═════ SUPPLIED INFORMATION

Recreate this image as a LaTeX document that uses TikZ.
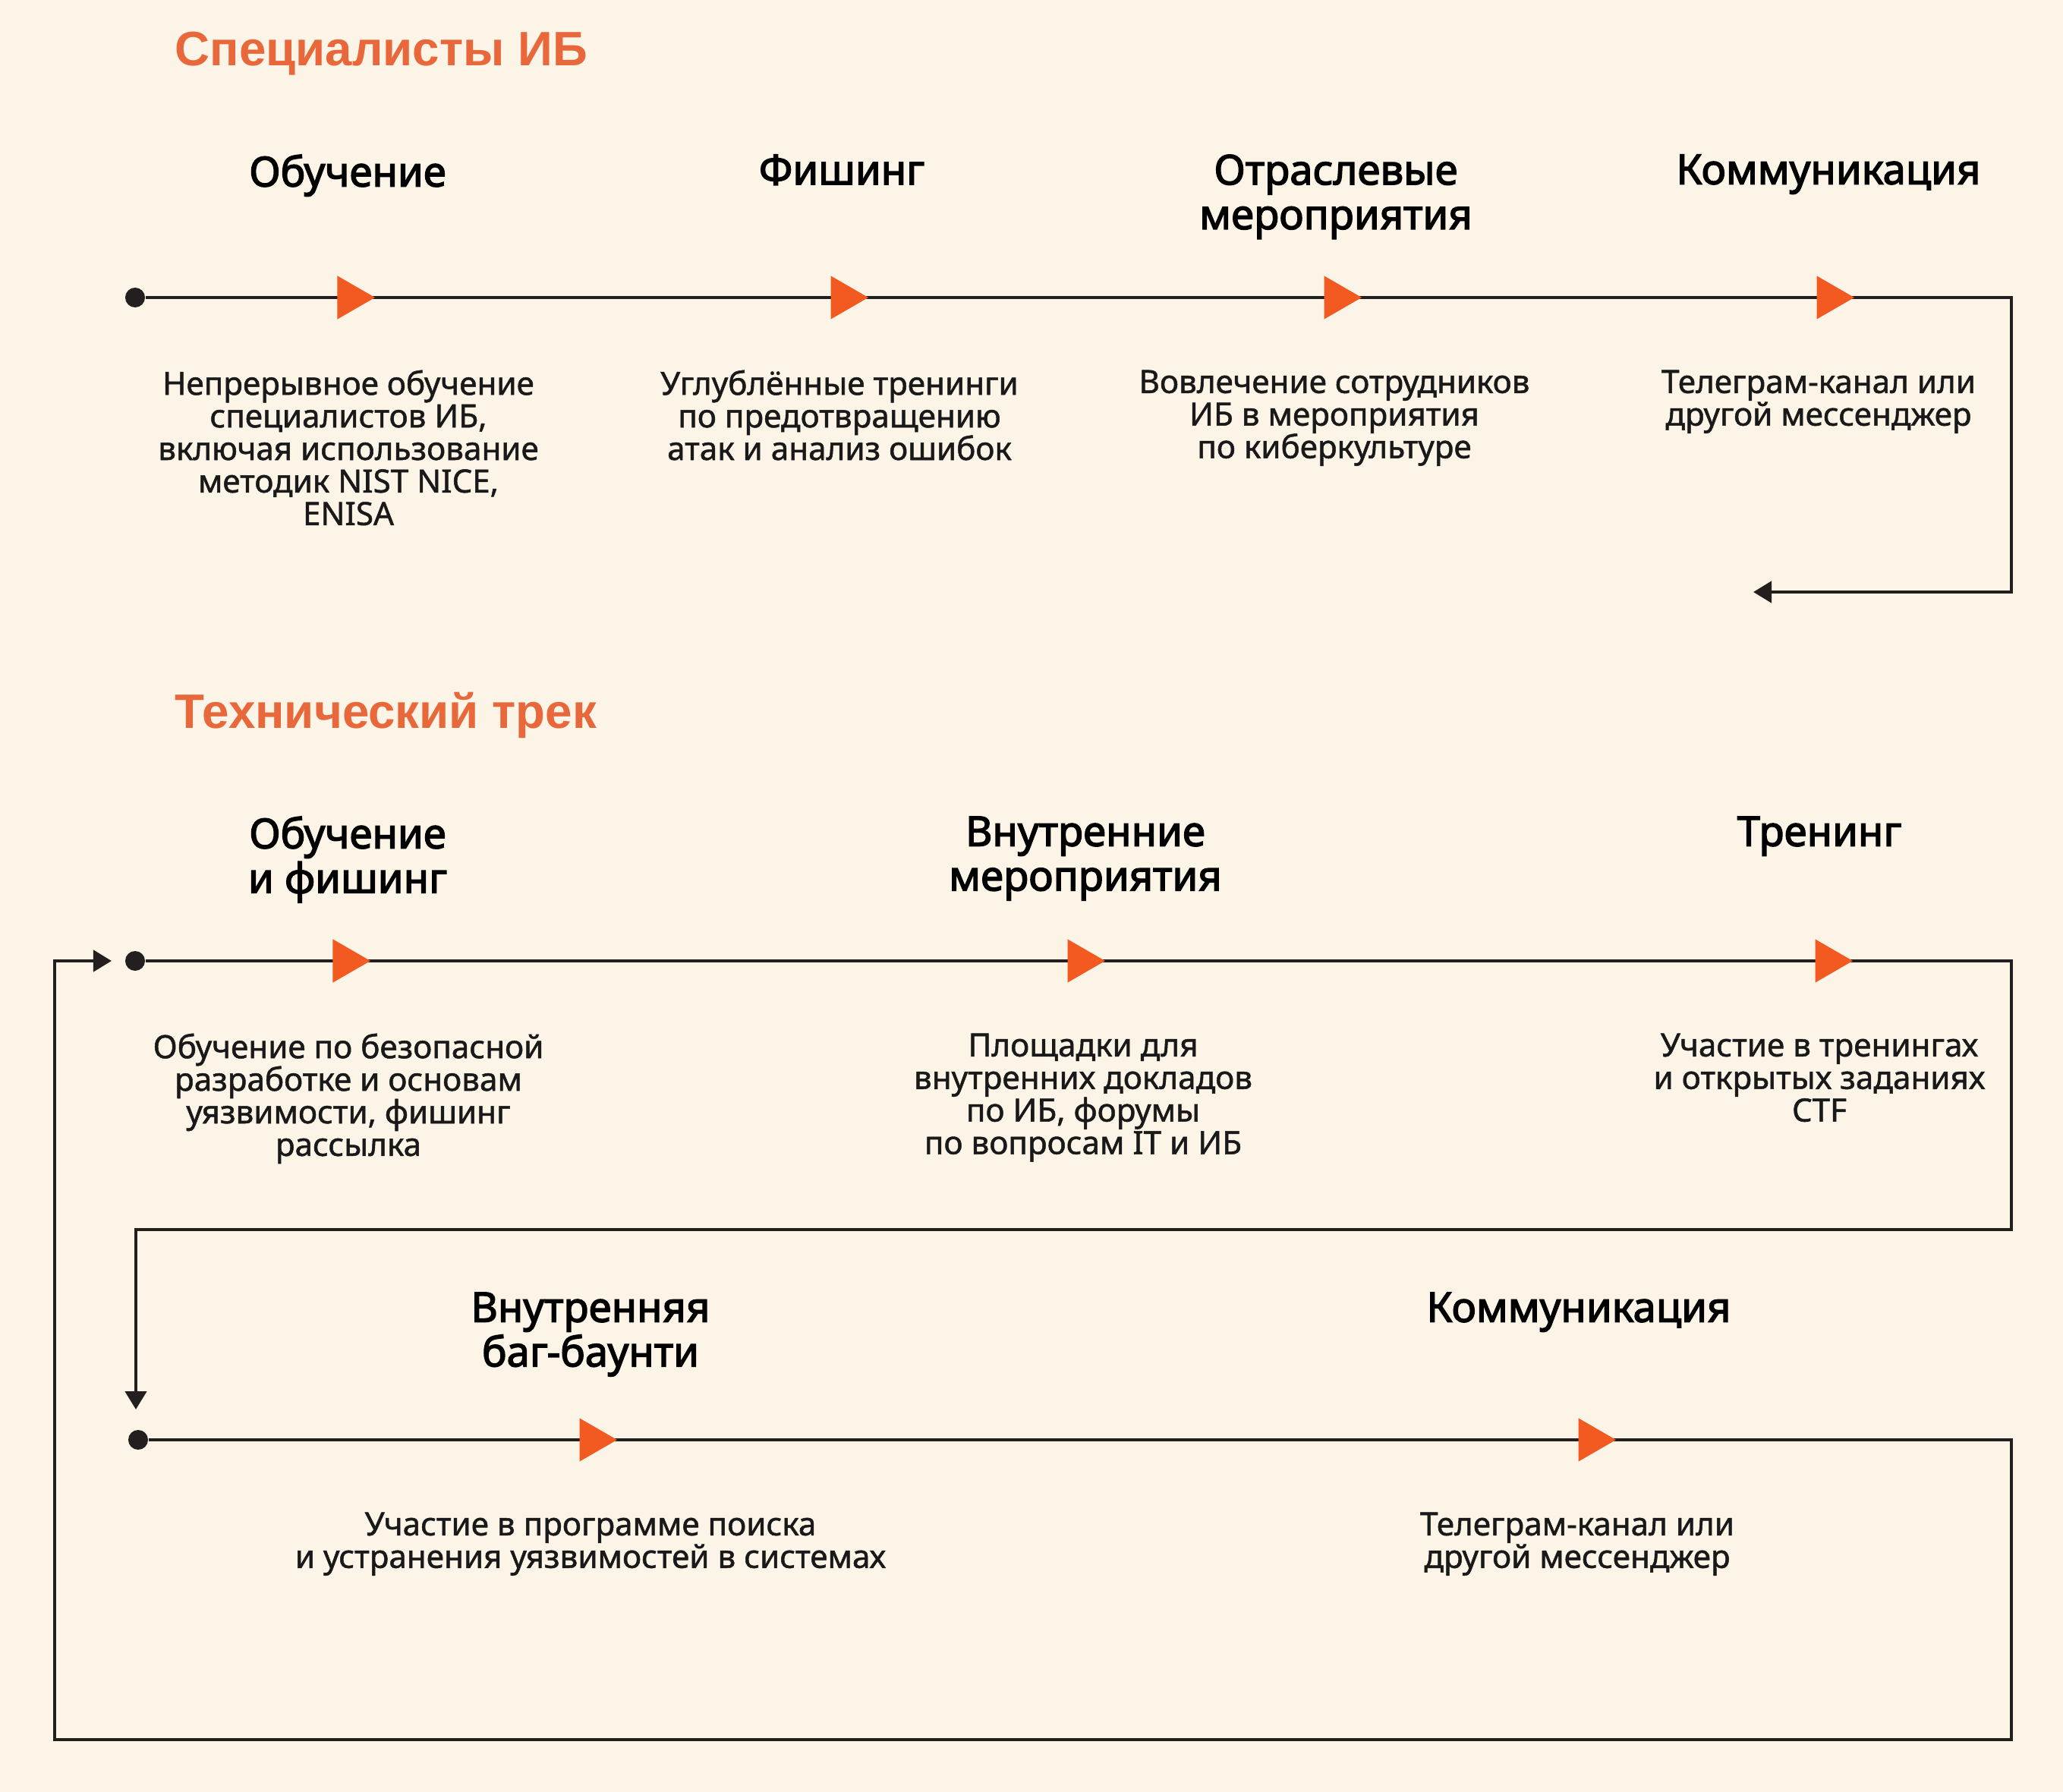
\documentclass[tikz,border=0pt]{standalone}
\usepackage{fontspec}
\setmainfont{Noto Sans}
\newfontfamily\descfont{Noto Sans}[FakeBold=1.2]
\newfontfamily\headfont{Noto Sans}[FakeBold=2.6]
\newfontfamily\titlefont{Liberation Sans}
\usetikzlibrary{arrows.meta,shapes.geometric}

\definecolor{bgcream}{RGB}{251,244,231}
\definecolor{titleorange}{RGB}{232,104,60}
\definecolor{markorange}{RGB}{242,90,34}
\definecolor{linedark}{RGB}{35,31,30}

\tikzset{
  track/.style={draw=linedark, line width=1.3pt},
  loopback/.style={track, -{Triangle[length=0.24cm,width=0.28cm]}},
  startdot/.style={circle, fill=linedark, inner sep=0pt, minimum size=0.26cm},
  marker/.style={regular polygon, regular polygon sides=3, rotate=-90, fill=markorange, inner sep=0pt, minimum size=0.66cm},
  heading/.style={align=center, anchor=north, inner sep=0pt, text=black, font=\headfont\fontsize{15.5}{16.7}\selectfont},
  desc/.style={align=center, anchor=north, inner sep=0pt, text=black!90, font=\descfont\fontsize{12}{12.2}\selectfont},
  sectitle/.style={anchor=west, inner sep=0pt, text=titleorange, font=\titlefont\fontsize{18.1}{20}\selectfont\bfseries}
}

\begin{document}
\begin{tikzpicture}[x=0.01cm,y=-0.01cm]
    \fill[bgcream] (0,0) rectangle (2718,2361);

    \node[sectitle] (title1) at (230,71) {Специалисты ИБ};
    \node[sectitle] (title2) at (230,942) {Технический трек};

    \node[startdot] (s1) at (178,392) {};
    \node[startdot] (s2) at (178,1266) {};
    \node[startdot] (s3) at (182,1897) {};
    \coordinate (c1) at (2650,392);
    \coordinate (e1) at (2310,780);
    \coordinate (c2) at (2650,1266);
    \coordinate (c3) at (179,1620);
    \coordinate (e2) at (179,1857);
    \coordinate (c4) at (2650,1897);
    \coordinate (c5) at (72,2292);
    \coordinate (e3) at (147,1266);

    \draw[loopback] (s1) -- (c1) |- (e1);
    \draw[loopback] (s2) -- (c2) |- (c3) -- (e2);
    \draw[loopback] (s3) -- (c4) |- (c5) |- (e3);

    \node[marker] (m11) at (461,392) {};
    \node[marker] (m12) at (1111,392) {};
    \node[marker] (m13) at (1761,392) {};
    \node[marker] (m14) at (2410,392) {};
    \node[marker] (m21) at (455,1266) {};
    \node[marker] (m22) at (1423,1266) {};
    \node[marker] (m23) at (2408,1266) {};
    \node[marker] (m31) at (780,1897) {};
    \node[marker] (m32) at (2096,1897) {};

    \node[heading] (h11) at (458,203) {Обучение};
    \node[heading] (h12) at (1109,203) {Фишинг};
    \node[heading] (h13) at (1760,203) {Отраслевые\\мероприятия};
    \node[heading] (h14) at (2409,203) {Коммуникация};
    \node[desc] (d11) at (459,487) {Непрерывное обучение\\специалистов ИБ,\\включая использование\\методик NIST NICE,\\ENISA};
    \node[desc] (d12) at (1106,487) {Углублённые тренинги\\по предотвращению\\атак и анализ ошибок};
    \node[desc] (d13) at (1758,487) {Вовлечение сотрудников\\ИБ в мероприятия\\по киберкультуре};
    \node[desc] (d14) at (2396,487) {Телеграм-канал или\\другой мессенджер};

    \node[heading] (h21) at (458,1075) {Обучение\\и фишинг};
    \node[heading] (h22) at (1430,1075) {Внутренние\\мероприятия};
    \node[heading] (h23) at (2397,1075) {Тренинг};
    \node[desc] (d21) at (459,1361) {Обучение по безопасной\\разработке и основам\\уязвимости, фишинг\\рассылка};
    \node[desc] (d22) at (1427,1361) {Площадки для\\внутренних докладов\\по ИБ, форумы\\по вопросам IT и ИБ};
    \node[desc] (d23) at (2397,1361) {Участие в тренингах\\и открытых заданиях\\CTF};

    \node[heading] (h31) at (778,1702) {Внутренняя\\баг-баунти};
    \node[heading] (h32) at (2080,1702) {Коммуникация};
    \node[desc] (d31) at (778,1992) {Участие в программе поиска\\и устранения уязвимостей в системах};
    \node[desc] (d32) at (2078,1992) {Телеграм-канал или\\другой мессенджер};
\end{tikzpicture}
\end{document}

══════════

§ **AIM**
Give again exactly the lines running from the beginning of the material above through the line that contains "(title2) at (230,942)", and leave out every picture.

§ **SOLVED EXERCISE**
Recreate this image as a LaTeX document that uses TikZ.
\documentclass[tikz,border=0pt]{standalone}
\usepackage{fontspec}
\setmainfont{Noto Sans}
\newfontfamily\descfont{Noto Sans}[FakeBold=1.2]
\newfontfamily\headfont{Noto Sans}[FakeBold=2.6]
\newfontfamily\titlefont{Liberation Sans}
\usetikzlibrary{arrows.meta,shapes.geometric}

\definecolor{bgcream}{RGB}{251,244,231}
\definecolor{titleorange}{RGB}{232,104,60}
\definecolor{markorange}{RGB}{242,90,34}
\definecolor{linedark}{RGB}{35,31,30}

\tikzset{
  track/.style={draw=linedark, line width=1.3pt},
  loopback/.style={track, -{Triangle[length=0.24cm,width=0.28cm]}},
  startdot/.style={circle, fill=linedark, inner sep=0pt, minimum size=0.26cm},
  marker/.style={regular polygon, regular polygon sides=3, rotate=-90, fill=markorange, inner sep=0pt, minimum size=0.66cm},
  heading/.style={align=center, anchor=north, inner sep=0pt, text=black, font=\headfont\fontsize{15.5}{16.7}\selectfont},
  desc/.style={align=center, anchor=north, inner sep=0pt, text=black!90, font=\descfont\fontsize{12}{12.2}\selectfont},
  sectitle/.style={anchor=west, inner sep=0pt, text=titleorange, font=\titlefont\fontsize{18.1}{20}\selectfont\bfseries}
}

\begin{document}
\begin{tikzpicture}[x=0.01cm,y=-0.01cm]
    \fill[bgcream] (0,0) rectangle (2718,2361);

    \node[sectitle] (title1) at (230,71) {Специалисты ИБ};
    \node[sectitle] (title2) at (230,942) {Технический трек};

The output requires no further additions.